What was it like carrying the project forward from that point?
Nick Bruno: I mean, it was real easy. [Laughs.] No, honest to God, the project is amazing. Nimona, the character, is amazing. ND’s amazing. And that’s why we’re still here, right? It has such great themes, and it was something that—even though we were shut down by Disney and it seemed impossible to come back from the dead—we just believed so much in: a love letter to all those who feel misunderstood. It became incredibly important to get that out into the world.
It was really just us on cell phones calling around. We had the reels of the movie for people to watch, and we got really lucky to have [executive producer] Megan Ellison and Annapurna watch the reels, fall in love with the movie and say, ‘This is something I needed when I was a kid.’ She came in, saved us and we got DNEG Animation, who was incredible. That’s why the movie looks so amazing, and that’s why we’re here today.
What did you want to preserve about the graphic novel and what did you decide to adjust about its look for the film?
TQ: We wanted to pay homage to the graphic novel roots of the project, which is one reason for these stylized approaches we took to the film. We knew we needed to broaden the character design a little bit more, to open the world. We wanted to keep that feeling of this implied medieval future, which is a crazy world to play in with those opposite ends of a timeline. Everything we did, we wanted to make sure it came back to the thematics and the storytelling: this idea of a medieval future, where you move forward in time, but the thinking is still sort of rooted in the past.

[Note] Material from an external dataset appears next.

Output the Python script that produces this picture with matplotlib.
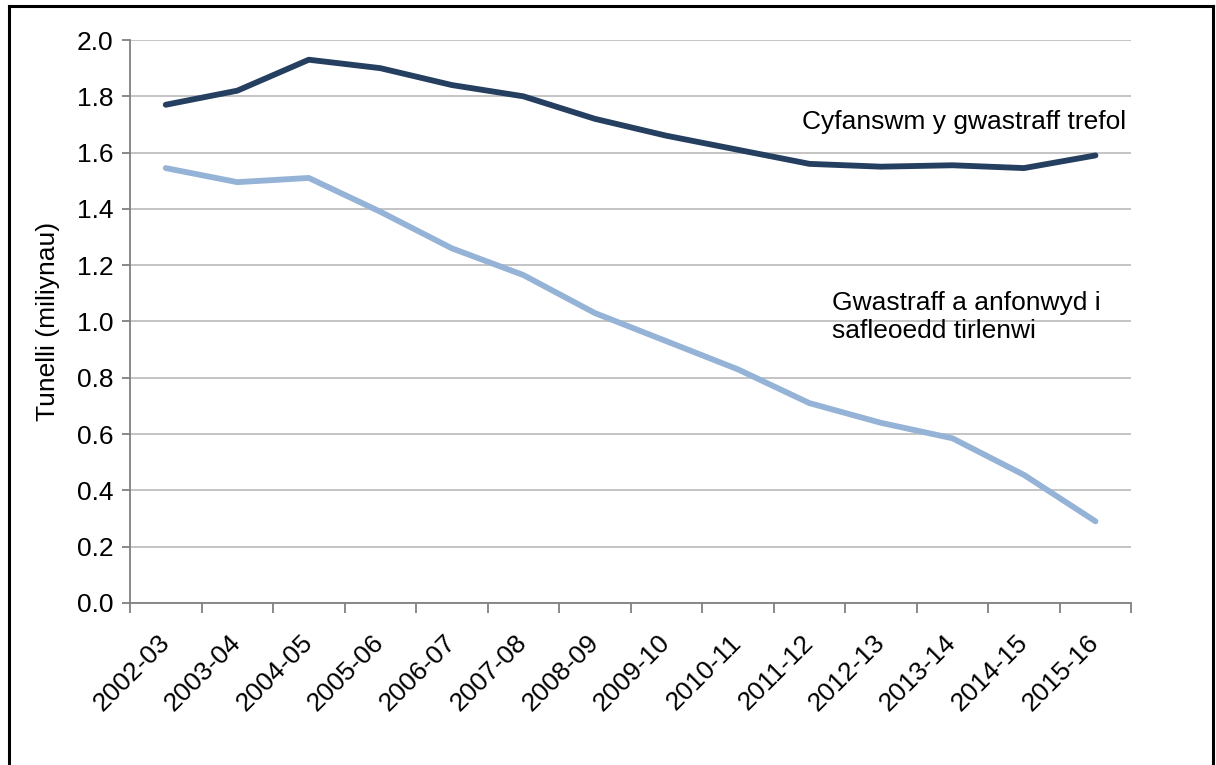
import numpy as np
import matplotlib.pyplot as plt
import matplotlib as mpl
from matplotlib.lines import Line2D

mpl.rcParams['font.family'] = ['Liberation Sans', 'DejaVu Sans']
mpl.rcParams['font.size'] = 19

years = ['2002-03', '2003-04', '2004-05', '2005-06', '2006-07', '2007-08', '2008-09',
         '2009-10', '2010-11', '2011-12', '2012-13', '2013-14', '2014-15', '2015-16']
total_waste = [1.77, 1.82, 1.93, 1.90, 1.84, 1.80, 1.72, 1.66, 1.61, 1.56, 1.55, 1.555, 1.545, 1.59]
landfill = [1.545, 1.495, 1.51, 1.39, 1.26, 1.165, 1.03, 0.93, 0.83, 0.71, 0.64, 0.585, 0.455, 0.29]

dark = '#243F60'
light = '#95B3D7'

fig = plt.figure(figsize=(12.16, 7.65), dpi=100)
ax = fig.add_axes([0.1069, 0.2118, 0.8234, 0.7359])

x = np.arange(len(years))
ax.plot(x, total_waste, color=dark, lw=4.2, solid_capstyle='round', solid_joinstyle='round', zorder=3)
ax.plot(x, landfill, color=light, lw=4.2, solid_capstyle='round', solid_joinstyle='round', zorder=3)

ax.set_xlim(-0.5, len(years) - 0.5)
ax.set_ylim(0, 2.0)
ax.set_yticks(np.arange(0, 2.01, 0.2))
ax.set_yticklabels([f'{v:.1f}' for v in np.arange(0, 2.01, 0.2)])
ax.yaxis.grid(True, color='#BFBFBF', lw=1.3)
ax.set_axisbelow(True)

ax.set_xticks(x)
ax.set_xticklabels(years, rotation=45, ha='right', va='center', rotation_mode='anchor')
ax.set_xticks(np.arange(-0.5, len(years)), minor=True)
ax.tick_params(axis='x', which='major', length=0, pad=26)
ax.tick_params(axis='x', which='minor', length=7, width=1.3, color='#808080')
ax.tick_params(axis='y', length=6, width=1.3, color='#808080', pad=6)

for s in ['top', 'right']:
    ax.spines[s].set_visible(False)
for s in ['left', 'bottom']:
    ax.spines[s].set_color('#808080')
    ax.spines[s].set_linewidth(1.3)

ax.set_ylabel('Tunelli (miliynau)', labelpad=12)

ax.text(8.9, 1.709, 'Cyfanswm y gwastraff trefol', va='center', ha='left')
ax.text(9.32, 1.016, 'Gwastraff a anfonwyd i\nsafleoedd tirlenwi', va='center', ha='left',
        linespacing=1.2)

# frame around the chart (bottom edge is cut off in the original)
for xs, ys in [([0.0074, 0.0074], [0.0, 0.9925]),
               ([0.0074, 0.9975], [0.9925, 0.9925]),
               ([0.9975, 0.9975], [0.9925, 0.0])]:
    fig.add_artist(Line2D(xs, ys, transform=fig.transFigure, color='black', lw=2.2))

plt.savefig('out.png', dpi=100)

The movie’s made in CG, but we really wanted to come up with this two-and-a-half-D sort of look, a nod back to that traditional fantasy animation style of the classic movies, like The Sword in the Stone or Sleeping Beauty, that felt right for it, but still had the technological background. [We were] playing back into that theme, and then keeping that graphic idea of when you’re closer to characters, you see more detail, and the further we get away from elements, the more basic the impressions of that object become. That in itself is a reflection of this idea that the closer we allow people to get to us, the more we see their full selves. We see them for all their details, and the further away we hold people from ourselves, we only get a general impression. We start making judgements based on broad concepts instead of seeing who the individual is.